> Listing
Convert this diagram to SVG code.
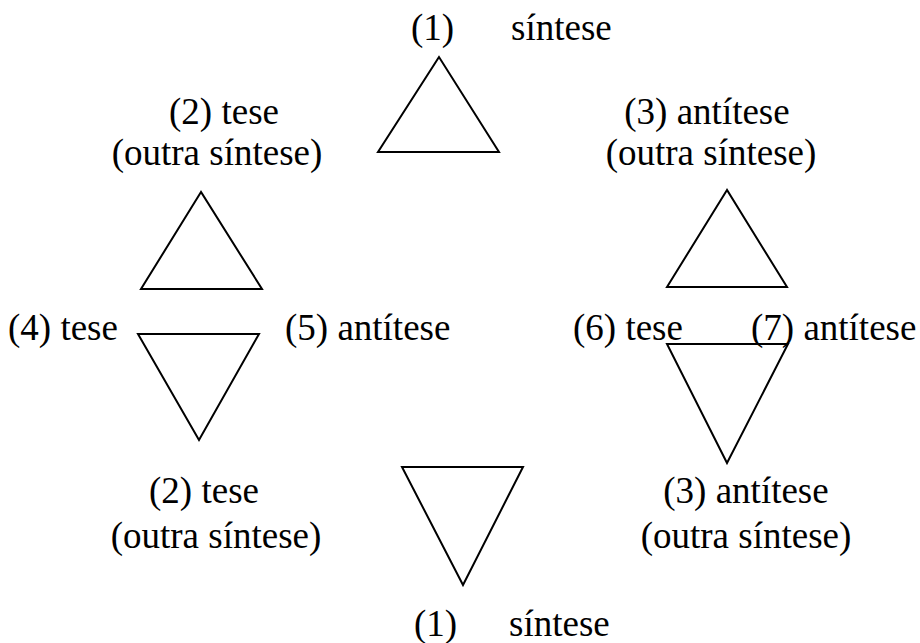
<svg xmlns="http://www.w3.org/2000/svg" width="920" height="643" viewBox="0 0 920 643">
<style>
text{font-family:'Liberation Serif','Times New Roman',Times,'DejaVu Serif',serif;font-size:37px;fill:#000}
.m{text-anchor:middle}
.tri{fill:none;stroke:#000;stroke-width:2;stroke-linejoin:miter}
</style>
<rect width="920" height="643" fill="#fff"/>
<g id="top">
<polygon class="tri" points="439,57 378,152 499,152"/>
<text x="411" y="40">(1)</text>
<text x="511" y="40">síntese</text>
</g>
<g id="upper-left">
<polygon class="tri" points="201,192 141,289 262,289"/>
<text class="m" x="224" y="124">(2) tese</text>
<text class="m" x="217" y="165">(outra síntese)</text>
</g>
<g id="upper-right">
<polygon class="tri" points="727,190 667,287 787,287"/>
<text class="m" x="707" y="124">(3) antítese</text>
<text class="m" x="711" y="165">(outra síntese)</text>
</g>
<g id="middle-left">
<polygon class="tri" points="138,334 259,334 199,440"/>
<text x="8" y="340">(4) tese</text>
<text x="285" y="340">(5) antítese</text>
</g>
<g id="middle-right">
<polygon class="tri" points="667,344 788,344 727,463"/>
<text x="573" y="340">(6) tese</text>
<text x="751" y="340">(7) antítese</text>
</g>
<g id="lower-left">
<text class="m" x="204" y="503">(2) tese</text>
<text class="m" x="216" y="548">(outra síntese)</text>
</g>
<g id="lower-right">
<text class="m" x="746" y="503">(3) antítese</text>
<text class="m" x="746" y="548">(outra síntese)</text>
</g>
<g id="bottom">
<polygon class="tri" points="402,467 523,467 463,585"/>
<text x="414" y="636">(1)</text>
<text x="509" y="636">síntese</text>
</g>
<g id="connectors"></g>
</svg>
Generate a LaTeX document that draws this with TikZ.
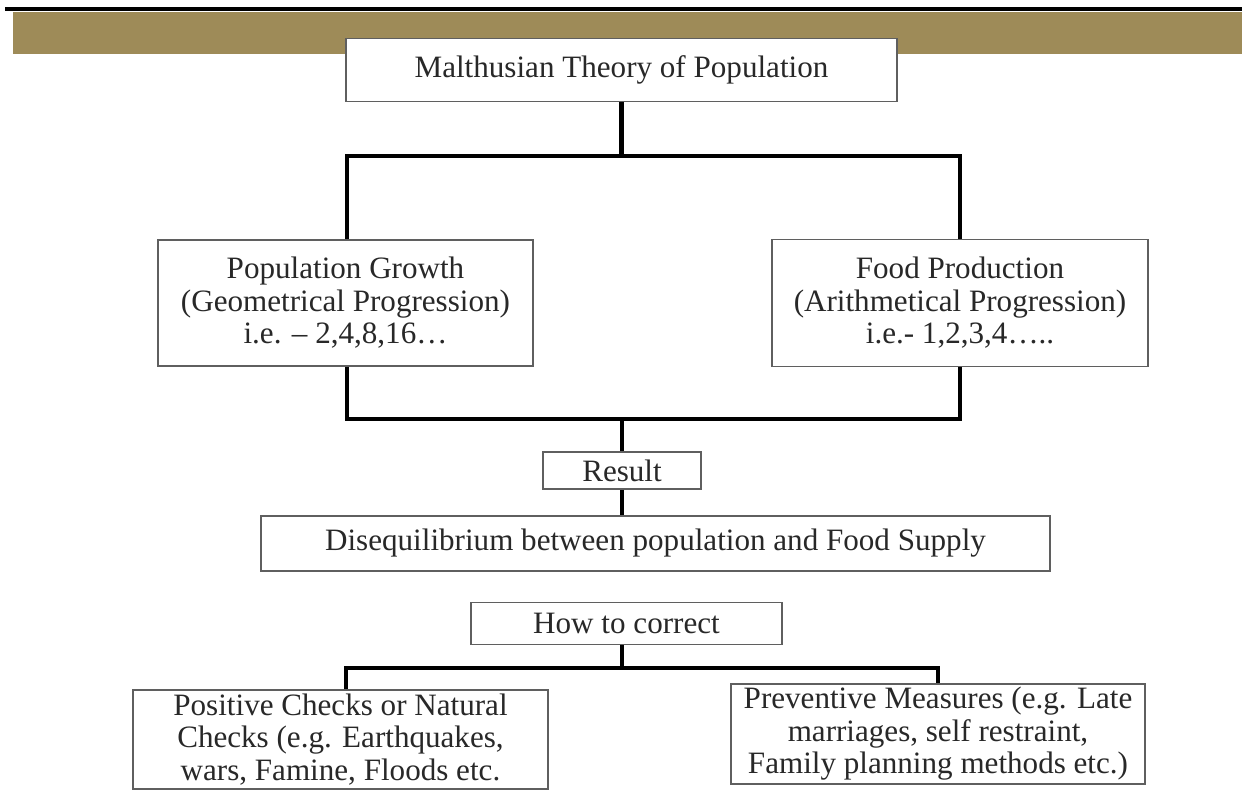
\documentclass[tikz,border=0pt]{standalone}
\usepackage{fontspec}
\setmainfont{Liberation Serif}
\usetikzlibrary{positioning,calc}

\definecolor{bandgold}{RGB}{158,139,88}
\definecolor{boxgray}{RGB}{95,95,95}
\definecolor{textgray}{RGB}{40,40,40}

\begin{document}
\begin{tikzpicture}
  [
  x=0.02cm, y=-0.02cm,
  line width=2.3pt, draw=black,
  textbox/.style={rectangle, draw=boxgray, line width=1.1pt, fill=white,
    inner sep=0pt, align=center, text=textgray,
    font=\fontsize{17.7}{18.5}\selectfont},
  link/.style={line width=2.3pt, draw=black}
  ]

  \useasboundingbox (0,0) rectangle (1242,811);

  % header band
  \fill[bandgold] (13,12) rectangle (1242,54);
  \fill[black] (5,7) rectangle (1242,11);

  \node[textbox, minimum width=11.02cm, minimum height=1.26cm] (theory) at (621.5,70) {Malthusian Theory of Population};

  \node[textbox, minimum width=7.5cm, minimum height=2.52cm] (growth) at (345.5,303)
    {Population Growth\\(Geometrical Progression)\\i.e. -- 2,4,8,16\dots};
  \node[textbox, minimum width=7.52cm, minimum height=2.54cm] (food) at (960,303)
    {Food Production\\(Arithmetical Progression)\\i.e.- 1,2,3,4\dots..};

  \node[textbox, minimum width=3.16cm, minimum height=0.74cm] (result) at (622,470.5) {Result};
  \node[textbox, minimum width=15.78cm, minimum height=1.1cm] (diseq) at (655.5,543.5)
    {Disequilibrium between population and Food Supply};

  \node[textbox, minimum width=6.22cm, minimum height=0.84cm] (correct) at (626.5,623.5) {How to correct};

  \node[textbox, minimum width=8.3cm, minimum height=1.98cm] (positive) at (340.5,739.5)
    {Positive Checks or Natural\\Checks (e.g. Earthquakes,\\wars, Famine, Floods etc.};
  \node[textbox, minimum width=8.28cm, minimum height=2cm] (preventive) at (938,734)
    {Preventive Measures (e.g. Late\\marriages, self restraint,\\Family planning methods etc.)};

  % junction points
  \coordinate (jtl) at (347,156);
  \coordinate (jtr) at (960,156);
  \coordinate (jml) at (347,419);
  \coordinate (jmr) at (960,419);
  \coordinate (jbl) at (346,668);
  \coordinate (jbr) at (938,668);

  \draw[link] (theory.south) -- (theory.south |- jtl);
  \draw[link] (growth.north -| jtl) -- (jtl) -- (jtr) -- (food.north -| jtr);

  \draw[link] (growth.south -| jml) -- (jml) -- (jmr) -- (food.south -| jmr);
  \draw[link] (result.north |- jml) -- (result.north);
  \draw[link] (result.south) -- (diseq.north -| result.south);

  \draw[link] (correct.south -| result.south) -- (jbl -| result.south);
  \draw[link] (positive.north -| jbl) -- (jbl) -- (jbr) -- (preventive.north -| jbr);
\end{tikzpicture}
\end{document}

> Task statement
Of the lines above, copy only those from the one holding "Generate a LaTeX" to the one holding "minimum width=11.02cm, minimum", both included, and exclude every image.

> The solution
Generate a LaTeX document that draws this with TikZ.
\documentclass[tikz,border=0pt]{standalone}
\usepackage{fontspec}
\setmainfont{Liberation Serif}
\usetikzlibrary{positioning,calc}

\definecolor{bandgold}{RGB}{158,139,88}
\definecolor{boxgray}{RGB}{95,95,95}
\definecolor{textgray}{RGB}{40,40,40}

\begin{document}
\begin{tikzpicture}
  [
  x=0.02cm, y=-0.02cm,
  line width=2.3pt, draw=black,
  textbox/.style={rectangle, draw=boxgray, line width=1.1pt, fill=white,
    inner sep=0pt, align=center, text=textgray,
    font=\fontsize{17.7}{18.5}\selectfont},
  link/.style={line width=2.3pt, draw=black}
  ]

  \useasboundingbox (0,0) rectangle (1242,811);

  % header band
  \fill[bandgold] (13,12) rectangle (1242,54);
  \fill[black] (5,7) rectangle (1242,11);

  \node[textbox, minimum width=11.02cm, minimum height=1.26cm] (theory) at (621.5,70) {Malthusian Theory of Population};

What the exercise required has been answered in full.